Books

Book review: Doctor Sleep

By Stephen King
Lisa LaDouceur

Doctor Sleep

By Stephen King

In 2009, on stage in a conversation with David Cronenberg in Toronto, Stephen King revealed he had been contemplating writing a sequel to The Shining. The 1977 novel, about an alcoholic writer who takes a winter caretaker job with his wife and psychically gifted son at a remote resort inhabited by violent ghosts, is one of King’s signature works of horror. It has become part of popular culture—made famous by Stanley Kubrick’s film and repeatedly spoofed since, from The Simpsons to amateur YouTube trailers. But despite its most conclusive ending, in which both possessed dad Jack Torrance and the haunted Overlook Hotel are destroyed in a spectacular explosion, King admitted one questioned has lingered: Whatever happened to the kid?

Doctor Sleep finds Danny Torrance, now in his 40s, blunting his childhood demons with booze as he skips from one blackout and no-name town to another.
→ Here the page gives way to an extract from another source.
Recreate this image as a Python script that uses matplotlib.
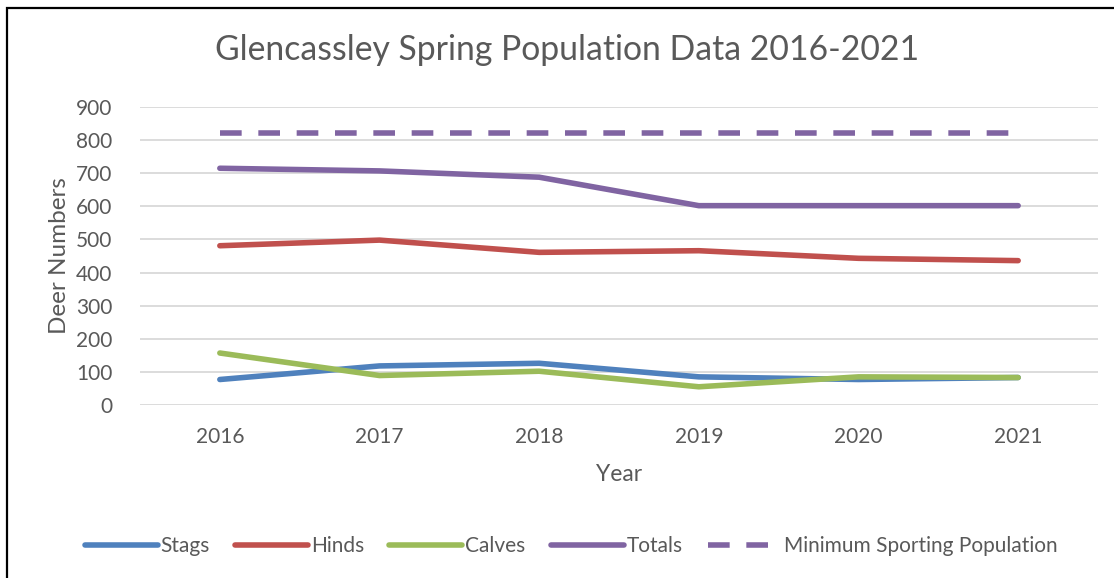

In one New Hampshire community he finds AA, an honest job at a hospice—where he uses his “shining” to help terminal patients cross over to death, earning him the book’s titular nickname—and an eerie psychic connection with a young girl named Abra. It’s the girl, whose shining abilities far eclipse Danny’s (she predicted 9/11 as an infant), that gives this sequel its own soul. Abra has been targeted by a powerful cult calling itself the True Knot, whose members travel America’s highways in RVs, kidnapping such gifted children, who, in their death throes, provide vital nourishment for the vampire-like monsters.

King excels at setting supernatural struggles in small-town America, and in Doctor Sleep he writes as much meaning into a teen boy’s baseball glove and the coffee rituals after AA meetings as the epic battles between good and evil. Direct links to The Shining can be found, but with the introduction of Abra and the True Knot, King delivers more questions than answers. More than a sequel, this feels like a prequel to a whole new series.